Problem statement: Copy all of the material exactly. Pictures are not to appear in the copy.
--*--
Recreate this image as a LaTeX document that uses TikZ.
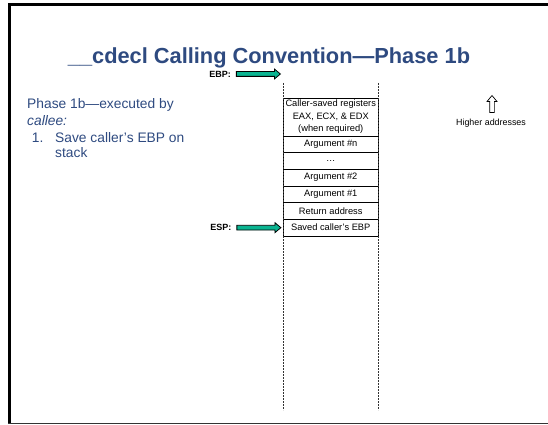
\documentclass[tikz,border=0pt]{standalone}
\usepackage{fontspec}
\setmainfont{Liberation Sans}
\usetikzlibrary{positioning,shapes.arrows}
\definecolor{slideblue}{RGB}{46,74,128}
\definecolor{ptrgreen}{RGB}{10,180,145}
\tikzset{
  slot/.style={draw, line width=0.9pt, minimum width=95.5pt, minimum height=16.67pt,
    inner sep=0pt, outer sep=0pt, font=\fontsize{9.3}{12.5}\selectfont},
  ptr/.style={single arrow, draw, fill=ptrgreen, line width=0.8pt, minimum height=44pt,
    inner xsep=0pt, inner ysep=2pt, single arrow head extend=2.6pt,
    single arrow tip angle=80},
  regname/.style={font=\bfseries\fontsize{9}{10}\selectfont, inner sep=1pt},
  bullet/.style={anchor=base west, inner sep=0pt, text=slideblue, font=\fontsize{13.8}{16}\selectfont},
  stackedge/.style={dash pattern=on 2pt off 1pt, line width=0.9pt, black!80}
}
\begin{document}
\begin{tikzpicture}[x=1pt,y=-1pt]
    \useasboundingbox (0,0) rectangle (548,425);
    % slide frame
    \draw[line width=2.6pt] (9.6,424) |- (560,4.8);
    \draw[line width=1.3pt, black!80] (8.3,423.6) -- (560,423.6);

    \node[anchor=base, inner sep=0pt, text=slideblue, font=\bfseries\fontsize{21.8}{24}\selectfont]
      (title) at (269,63.5) {\_\_cdecl Calling Convention—Phase 1b};

    \node[bullet] (phase) at (27,108.2) {Phase 1b—executed by};
    \node[bullet] (callee) at (27,125) {\itshape callee:};
    \node[bullet] (num) at (31.7,142.6) {1.};
    \node[bullet] (save) at (55,142.6) {Save caller’s EBP on};
    \node[bullet] (stack) at (55,157.8) {stack};

    % stack frame
    \node[slot, minimum height=38pt, align=center] (callersaved) at (330.75,117)
      {Caller-saved registers\\EAX, ECX, \& EDX\\(when required)};
    \foreach \y/\txt/\nm in {144.33/{Argument \#n}/argn, 161/{…}/more,
        177.67/{Argument \#2}/argtwo, 194.33/{Argument \#1}/argone,
        211/{Return address}/retaddr, 227.67/{Saved caller’s EBP}/savedebp} {
      \node[slot] (\nm) at (330.75,\y) {\txt};
    }
    \coordinate (ltop) at (283,83);
    \coordinate (lbot) at (283,410);
    \coordinate (rtop) at (378.5,83);
    \coordinate (rbot) at (378.5,410);
    \draw[stackedge] (ltop) -- (lbot);
    \draw[stackedge] (rtop) -- (rbot);

    % register pointers
    \node[ptr, anchor=tip] (ebparrow) at (281,74) {};
    \node[regname, left=4pt of ebparrow] (ebp) {EBP:};
    \node[ptr, anchor=tip] (esparrow) at ([xshift=-1.5pt]savedebp.west) {};
    \node[regname, left=4pt of esparrow] (esp) {ESP:};

    \node[single arrow, draw, fill=white, line width=0.7pt, rotate=90, minimum height=17pt,
      inner xsep=0pt, inner ysep=2pt, single arrow head extend=2.6pt,
      single arrow tip angle=80, anchor=tip]
      (uparrow) at (492,95) {};
    \node[font=\fontsize{8.9}{10}\selectfont] (higher) at (491,123) {Higher addresses};
  \end{tikzpicture}
\end{document}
--*--
Solution to this task:
Recreate this image as a LaTeX document that uses TikZ.
\documentclass[tikz,border=0pt]{standalone}
\usepackage{fontspec}
\setmainfont{Liberation Sans}
\usetikzlibrary{positioning,shapes.arrows}
\definecolor{slideblue}{RGB}{46,74,128}
\definecolor{ptrgreen}{RGB}{10,180,145}
\tikzset{
  slot/.style={draw, line width=0.9pt, minimum width=95.5pt, minimum height=16.67pt,
    inner sep=0pt, outer sep=0pt, font=\fontsize{9.3}{12.5}\selectfont},
  ptr/.style={single arrow, draw, fill=ptrgreen, line width=0.8pt, minimum height=44pt,
    inner xsep=0pt, inner ysep=2pt, single arrow head extend=2.6pt,
    single arrow tip angle=80},
  regname/.style={font=\bfseries\fontsize{9}{10}\selectfont, inner sep=1pt},
  bullet/.style={anchor=base west, inner sep=0pt, text=slideblue, font=\fontsize{13.8}{16}\selectfont},
  stackedge/.style={dash pattern=on 2pt off 1pt, line width=0.9pt, black!80}
}
\begin{document}
\begin{tikzpicture}[x=1pt,y=-1pt]
    \useasboundingbox (0,0) rectangle (548,425);
    % slide frame
    \draw[line width=2.6pt] (9.6,424) |- (560,4.8);
    \draw[line width=1.3pt, black!80] (8.3,423.6) -- (560,423.6);

    \node[anchor=base, inner sep=0pt, text=slideblue, font=\bfseries\fontsize{21.8}{24}\selectfont]
      (title) at (269,63.5) {\_\_cdecl Calling Convention—Phase 1b};

    \node[bullet] (phase) at (27,108.2) {Phase 1b—executed by};
    \node[bullet] (callee) at (27,125) {\itshape callee:};
    \node[bullet] (num) at (31.7,142.6) {1.};
    \node[bullet] (save) at (55,142.6) {Save caller’s EBP on};
    \node[bullet] (stack) at (55,157.8) {stack};

    % stack frame
    \node[slot, minimum height=38pt, align=center] (callersaved) at (330.75,117)
      {Caller-saved registers\\EAX, ECX, \& EDX\\(when required)};
    \foreach \y/\txt/\nm in {144.33/{Argument \#n}/argn, 161/{…}/more,
        177.67/{Argument \#2}/argtwo, 194.33/{Argument \#1}/argone,
        211/{Return address}/retaddr, 227.67/{Saved caller’s EBP}/savedebp} {
      \node[slot] (\nm) at (330.75,\y) {\txt};
    }
    \coordinate (ltop) at (283,83);
    \coordinate (lbot) at (283,410);
    \coordinate (rtop) at (378.5,83);
    \coordinate (rbot) at (378.5,410);
    \draw[stackedge] (ltop) -- (lbot);
    \draw[stackedge] (rtop) -- (rbot);

    % register pointers
    \node[ptr, anchor=tip] (ebparrow) at (281,74) {};
    \node[regname, left=4pt of ebparrow] (ebp) {EBP:};
    \node[ptr, anchor=tip] (esparrow) at ([xshift=-1.5pt]savedebp.west) {};
    \node[regname, left=4pt of esparrow] (esp) {ESP:};

    \node[single arrow, draw, fill=white, line width=0.7pt, rotate=90, minimum height=17pt,
      inner xsep=0pt, inner ysep=2pt, single arrow head extend=2.6pt,
      single arrow tip angle=80, anchor=tip]
      (uparrow) at (492,95) {};
    \node[font=\fontsize{8.9}{10}\selectfont] (higher) at (491,123) {Higher addresses};
  \end{tikzpicture}
\end{document}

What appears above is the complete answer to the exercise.